EXERCISE BRIEF =>
Each line that includes "matplotlib" counts once; give the total and nothing besides.
* * * * * * *
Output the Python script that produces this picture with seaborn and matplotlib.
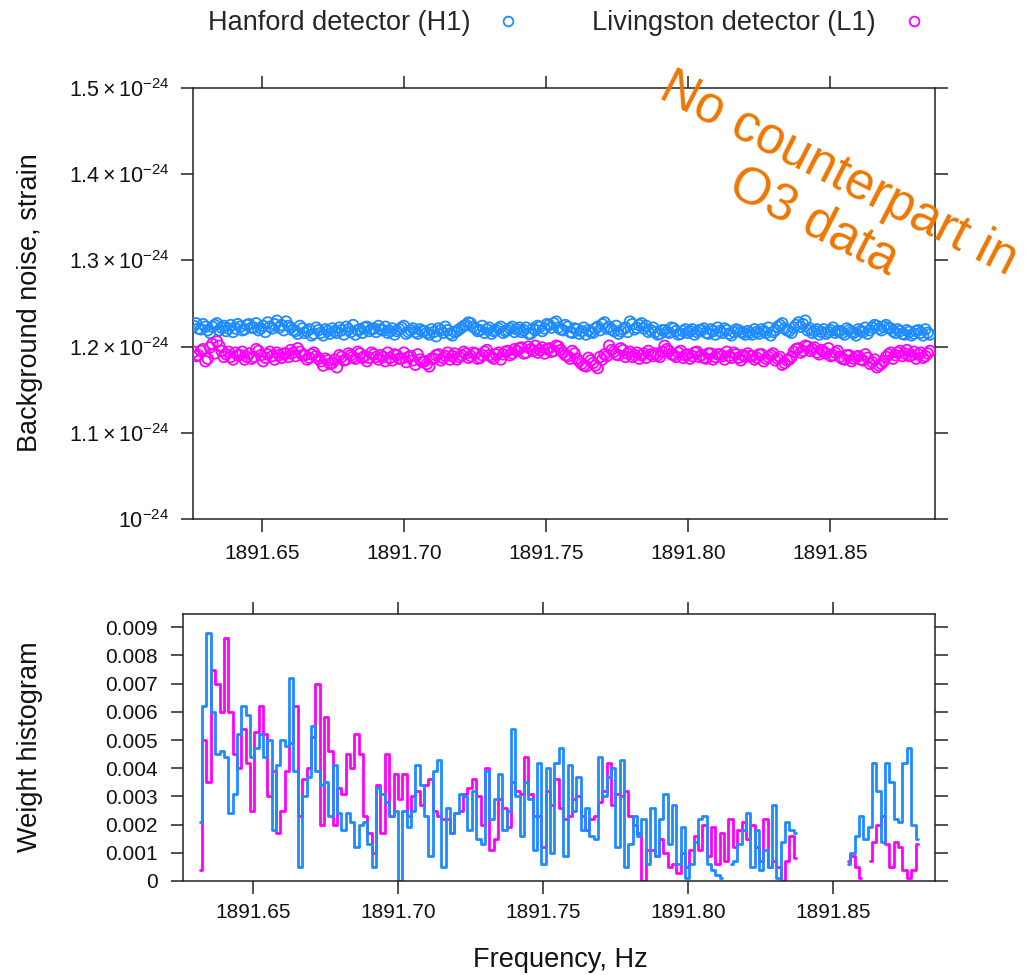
import numpy as np
import pandas as pd
import matplotlib
matplotlib.use("Agg")
import matplotlib.pyplot as plt
from matplotlib.lines import Line2D
import seaborn as sns

# ---------------- data ----------------
detectors = ["Hanford detector (H1)", "Livingston detector (L1)"]
colors = {"Hanford detector (H1)": "#1E8CFF", "Livingston detector (L1)": "#FF00FF"}

# top panel: background noise (units of 1e-27 strain) on a regular frequency grid;
# the "_a" lists sit on the grid points, the "_b" lists halfway between them
top_f_start = 1891.626
top_f_step = 0.001625
h1_noise_a = [
    1224, 1221, 1226, 1219, 1223, 1227, 1222, 1218, 1225, 1221,
    1223, 1220, 1226, 1222, 1219, 1224, 1228, 1221, 1230, 1225,
    1229, 1222, 1218, 1224, 1216, 1220, 1215, 1219, 1213, 1218,
    1221, 1216, 1219, 1223, 1217, 1214, 1220, 1222, 1218, 1221,
    1224, 1219, 1216, 1221, 1218, 1222, 1215, 1219, 1217, 1220,
    1218, 1214, 1217, 1221, 1216, 1219, 1213, 1218, 1222, 1225,
    1227, 1221, 1219, 1216, 1222, 1218, 1221, 1216, 1219, 1223,
    1220, 1217, 1222, 1215, 1219, 1223, 1221, 1225, 1227, 1222,
    1219, 1223, 1216, 1220, 1218, 1214, 1217, 1221, 1219, 1228,
    1223, 1218, 1215, 1220, 1217, 1226, 1222, 1227, 1224, 1219,
    1217, 1215, 1219, 1216, 1221, 1214, 1218, 1216, 1220, 1217,
    1219, 1216, 1220, 1214, 1218, 1221, 1215, 1217, 1219, 1216,
    1218, 1214, 1217, 1220, 1216, 1213, 1219, 1225, 1221, 1218,
    1222, 1228, 1226, 1219, 1216, 1220, 1217, 1215, 1219, 1216,
    1218, 1214, 1219, 1216, 1220, 1217, 1215, 1222, 1224, 1219,
    1225, 1221, 1216, 1218, 1214, 1217, 1215, 1219, 1213, 1216,
]
h1_noise_b = [
    1227, 1220, 1223, 1216, 1225, 1219, 1224, 1221, 1217, 1226,
    1219, 1225, 1222, 1227, 1221, 1217, 1223, 1226, 1222, 1219,
    1224, 1219, 1215, 1221, 1218, 1213, 1222, 1216, 1220, 1215,
    1218, 1222, 1214, 1220, 1225, 1219, 1216, 1223, 1220, 1217,
    1220, 1223, 1218, 1214, 1220, 1224, 1217, 1221, 1215, 1218,
    1216, 1220, 1212, 1219, 1223, 1215, 1217, 1220, 1224, 1228,
    1223, 1218, 1224, 1220, 1215, 1219, 1223, 1218, 1221, 1217,
    1222, 1219, 1215, 1221, 1224, 1218, 1226, 1222, 1229, 1220,
    1225, 1217, 1221, 1215, 1222, 1219, 1216, 1223, 1226, 1221,
    1220, 1224, 1218, 1222, 1229, 1220, 1225, 1221, 1217, 1222,
    1214, 1219, 1217, 1222, 1218, 1215, 1220, 1218, 1214, 1219,
    1221, 1215, 1218, 1222, 1216, 1219, 1213, 1220, 1217, 1214,
    1216, 1220, 1215, 1218, 1222, 1217, 1223, 1227, 1219, 1216,
    1225, 1223, 1230, 1221, 1218, 1214, 1220, 1217, 1222, 1218,
    1216, 1221, 1217, 1213, 1218, 1222, 1219, 1225, 1221, 1223,
    1222, 1218, 1220, 1215, 1219, 1213, 1218, 1216, 1220, 1214,
]
l1_noise_a = [
    1194, 1190, 1197, 1186, 1203, 1206, 1195, 1191, 1188, 1193,
    1190, 1185, 1192, 1188, 1195, 1183, 1191, 1189, 1193, 1187,
    1192, 1196, 1189, 1194, 1190, 1187, 1193, 1186, 1178, 1184,
    1181, 1176, 1188, 1185, 1190, 1186, 1192, 1189, 1187, 1191,
    1185, 1188, 1193, 1184, 1190, 1186, 1182, 1189, 1179, 1185,
    1183, 1177, 1186, 1191, 1187, 1193, 1189, 1185, 1190, 1192,
    1189, 1192, 1187, 1194, 1190, 1186, 1193, 1191, 1195, 1192,
    1195, 1199, 1193, 1197, 1201, 1196, 1192, 1198, 1195, 1200,
    1193, 1189, 1195, 1186, 1180, 1177, 1184, 1178, 1188, 1191,
    1201, 1194, 1190, 1196, 1192, 1188, 1193, 1190, 1187, 1191,
    1192, 1188, 1201, 1195, 1190, 1193, 1187, 1191, 1189, 1194,
    1190, 1186, 1192, 1188, 1191, 1185, 1189, 1193, 1187, 1190,
    1192, 1189, 1187, 1191, 1186, 1190, 1184, 1188, 1181, 1185,
    1194, 1198, 1195, 1200, 1197, 1193, 1196, 1192, 1189, 1193,
    1188, 1185, 1190, 1186, 1189, 1184, 1187, 1182, 1176, 1180,
    1188, 1193, 1190, 1195, 1192, 1189, 1194, 1191, 1187, 1192,
]
l1_noise_b = [
    1189, 1195, 1183, 1199, 1192, 1201, 1188, 1194, 1185, 1190,
    1194, 1188, 1186, 1197, 1190, 1187, 1194, 1185, 1190, 1192,
    1188, 1193, 1198, 1190, 1185, 1191, 1189, 1183, 1186, 1180,
    1185, 1190, 1184, 1192, 1188, 1194, 1187, 1183, 1193, 1188,
    1190, 1183, 1187, 1191, 1186, 1193, 1188, 1184, 1191, 1182,
    1180, 1186, 1190, 1184, 1189, 1185, 1192, 1188, 1194, 1187,
    1193, 1186, 1190, 1196, 1188, 1191, 1185, 1194, 1190, 1197,
    1198, 1192, 1200, 1195, 1193, 1199, 1197, 1194, 1201, 1196,
    1190, 1186, 1192, 1183, 1178, 1187, 1181, 1175, 1185, 1189,
    1196, 1191, 1198, 1188, 1194, 1190, 1186, 1192, 1195, 1189,
    1190, 1194, 1197, 1191, 1188, 1195, 1190, 1186, 1193, 1188,
    1187, 1192, 1185, 1191, 1189, 1194, 1187, 1191, 1184, 1188,
    1189, 1185, 1191, 1183, 1188, 1192, 1186, 1179, 1184, 1188,
    1197, 1193, 1201, 1195, 1199, 1191, 1194, 1198, 1190, 1195,
    1186, 1190, 1183, 1188, 1185, 1191, 1180, 1185, 1178, 1183,
    1191, 1186, 1193, 1189, 1196, 1190, 1186, 1193, 1189, 1195,
]

# bottom panel: weight histogram (units of 1e-4), bins of fixed width
hist_f_start = 1891.631
hist_bin = 0.0015
nan = float("nan")
h1_weight_e4 = [
    21, 62, 88, 60, 45, 46, 44, 24, 31, 52,
    62, 59, 44, 47, 52, 44, 50, 18, 41, 50,
    48, 72, 39, 5, 30, 37, 55, 39, 34, 35,
    23, 41, 24, 18, 24, 21, 12, 20, 21, 13,
    5, 33, 31, 28, 23, 25, 0, 25, 19, 25,
    41, 34, 23, 9, 39, 43, 5, 26, 17, 24,
    31, 30, 18, 32, 15, 13, 39, 22, 29, 38,
    18, 25, 54, 30, 16, 35, 29, 11, 42, 6,
    40, 10, 42, 47, 9, 41, 25, 37, 18, 26,
    16, 15, 44, 30, 37, 40, 12, 43, 5, 13,
    23, 16, 22, 6, 26, 9, 22, 31, 13, 27,
    6, 19, 1, 6, 14, 22, 23, 6, 4, 2,
    1, nan, 6, 7, 13, 18, 24, 5, 18, 4,
    11, 5, 27, 1, 14, 21, 18, 17, nan, nan,
    nan, nan, nan, nan, nan, nan, nan, nan, nan, 6,
    10, 16, 23, 15, 19, 42, 32, 14, 42, 35,
    22, 21, 42, 47, 20, 15,
]
l1_weight_e4 = [
    4, 50, 35, 75, 70, 60, 86, 60, 45, 40,
    54, 42, 25, 53, 62, 52, 30, 39, 17, 25,
    39, 49, 62, 23, 36, 40, 51, 70, 20, 58,
    46, 20, 33, 31, 45, 40, 52, 45, 23, 17,
    10, 34, 17, 45, 23, 38, 29, 38, 23, 30,
    32, 27, 34, 36, 25, 23, 22, 22, 17, 24,
    25, 31, 33, 36, 30, 20, 40, 11, 15, 29,
    26, 19, 35, 32, 31, 44, 31, 23, 23, 12,
    32, 27, 36, 26, 22, 23, 29, 30, 23, 18,
    22, 23, 28, 32, 42, 27, 31, 30, 32, 23,
    20, 17, 0, 11, 11, 9, 15, 10, 5, 6,
    3, 10, 5, 11, 16, 11, 20, 9, 19, 6,
    17, 7, 22, 12, 18, 21, 15, 20, 12, 7,
    22, 5, 7, 5, 0, 7, 16, 8, nan, nan,
    nan, nan, nan, nan, nan, nan, nan, nan, nan, 7,
    9, 5, 1, nan, 7, 14, 20, 23, 13, 5,
    14, 12, 4, 1, 4, 13,
]

top_yticks = [1.0e-24, 1.1e-24, 1.2e-24, 1.3e-24, 1.4e-24, 1.5e-24]
top_yticklabels = [r"$10^{-24}$", r"$1.1\times10^{-24}$", r"$1.2\times10^{-24}$",
                   r"$1.3\times10^{-24}$", r"$1.4\times10^{-24}$", r"$1.5\times10^{-24}$"]
freq_ticks = [1891.65, 1891.70, 1891.75, 1891.80, 1891.85]
freq_ticklabels = ["1891.65", "1891.70", "1891.75", "1891.80", "1891.85"]
weight_ticks = [0, 0.001, 0.002, 0.003, 0.004, 0.005, 0.006, 0.007, 0.008, 0.009]
weight_ticklabels = ["0", "0.001", "0.002", "0.003", "0.004", "0.005", "0.006",
                     "0.007", "0.008", "0.009"]

# ---------------- tables ----------------
grid_a = top_f_start + top_f_step * np.arange(len(h1_noise_a))
grid_b = grid_a + top_f_step / 2

def noise_table(vals_a, vals_b, det):
    f = np.concatenate([grid_a, grid_b])
    v = np.concatenate([vals_a, vals_b]) * 1e-27
    order = np.argsort(f)
    return pd.DataFrame({"freq": f[order], "strain": v[order], "detector": det})

top_df = pd.concat([noise_table(h1_noise_a, h1_noise_b, detectors[0]),
                    noise_table(l1_noise_a, l1_noise_b, detectors[1])])

def hist_table(vals, det):
    centers = hist_f_start + hist_bin * (np.arange(len(vals)) + 0.5)
    v = np.array(vals, dtype=float) * 1e-4
    seg = np.cumsum(np.isnan(v))
    df = pd.DataFrame({"freq": centers, "weight": v,
                       "segment": [f"{det}-{s}" for s in seg], "detector": det})
    return df.dropna()

hist_df = pd.concat([hist_table(h1_weight_e4, detectors[0]),
                     hist_table(l1_weight_e4, detectors[1])])

# ---------------- style ----------------
sns.set_theme(style="white")
plt.rcParams["font.family"] = ["Liberation Sans", "DejaVu Sans"]
plt.rcParams["mathtext.fontset"] = "custom"
plt.rcParams["mathtext.rm"] = "Liberation Sans"
plt.rcParams["mathtext.it"] = "Liberation Sans:italic"
plt.rcParams["mathtext.bf"] = "Liberation Sans:bold"

W, H = 1030, 975
fig = plt.figure(figsize=(W / 100, H / 100), dpi=100)
ax1 = fig.add_axes([193 / W, 1 - 519 / H, 742 / W, 431 / H])
ax2 = fig.add_axes([183 / W, 1 - 881 / H, 752 / W, 267 / H])

spine_c = "#222222"
for ax in (ax1, ax2):
    for s in ax.spines.values():
        s.set_color(spine_c)
        s.set_linewidth(1.1)
        s.set_visible(True)
    ax.tick_params(direction="out", length=9, width=1.1, color=spine_c,
                   bottom=True, left=True, top=True, right=True,
                   labeltop=False, labelright=False, labelsize=15,
                   labelcolor="#111111", pad=8)
    ax.set_facecolor("white")

# top: scatter with open circles
for det in detectors:
    sub = top_df[top_df["detector"] == det]
    sns.scatterplot(data=sub, x="freq", y="strain", ax=ax1, color=colors[det],
                    s=58, linewidth=1.3, legend=False, zorder=3)
    coll = ax1.collections[-1]
    coll.set_facecolor("none")
    coll.set_edgecolor(colors[det])

ax1.set_xlim(1891.6257, 1891.6257 + 742 / 2840)
ax1.set_ylim(1.0e-24, 1.5e-24)
ax1.set_xticks(freq_ticks)
ax1.set_xticklabels(freq_ticklabels)
ax1.set_yticks(top_yticks)
ax1.set_yticklabels(top_yticklabels)
ax1.set_xlabel("")
ax1.set_ylabel("")
ax1.tick_params(axis="x", pad=9)
ax1.tick_params(axis="y", pad=8, labelsize=15.5)

# bottom: step histogram
sns.lineplot(data=hist_df, x="freq", y="weight", hue="detector", units="segment",
             estimator=None, palette=colors, hue_order=detectors[::-1],
             drawstyle="steps-mid", linewidth=2.0, legend=False, ax=ax2)
ax2.set_xlim(1891.6259, 1891.6259 + 752 / 2900)
ax2.set_ylim(0, 267 / 28.2 * 0.001)
ax2.set_xticks(freq_ticks)
ax2.set_xticklabels(freq_ticklabels)
ax2.set_yticks(weight_ticks)
ax2.set_yticklabels(weight_ticklabels)
ax2.set_xlabel("")
ax2.set_ylabel("")
ax2.tick_params(axis="x", pad=7)
ax2.tick_params(axis="y", pad=9)

# axis titles
fig.text(30 / W, 1 - 303 / H, "Background noise, strain", rotation=90,
         ha="center", va="center", fontsize=19.5, color="#111111")
fig.text(30 / W, 1 - 747 / H, "Weight histogram", rotation=90,
         ha="center", va="center", fontsize=19.5, color="#111111")
fig.text(560 / W, 1 - 960 / H, "Frequency, Hz", ha="center", va="center",
         fontsize=19.5, color="#111111")

# legend (text first, marker after)
handles = [Line2D([], [], marker="o", linestyle="none", markerfacecolor="none",
                  markeredgecolor=colors[d], markersize=7, markeredgewidth=1.3)
           for d in detectors]
fig.legend(handles, detectors, loc="center left",
           bbox_to_anchor=(208 / W, 1 - 23 / H), ncol=2, markerfirst=False,
           frameon=False, fontsize=19.5, handlelength=1.0, handletextpad=0.9,
           columnspacing=2.6, borderpad=0, borderaxespad=0)

# annotation
fig.text(826 / W, 1 - 198 / H, "No counterpart in\nO3 data", rotation=-27,
         rotation_mode="anchor", ha="center", va="center", multialignment="center",
         fontsize=37, color="#EE7600", linespacing=1.1)

fig.savefig("out.png", dpi=100)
* * * * * * *
CORRECT ANSWER =>
5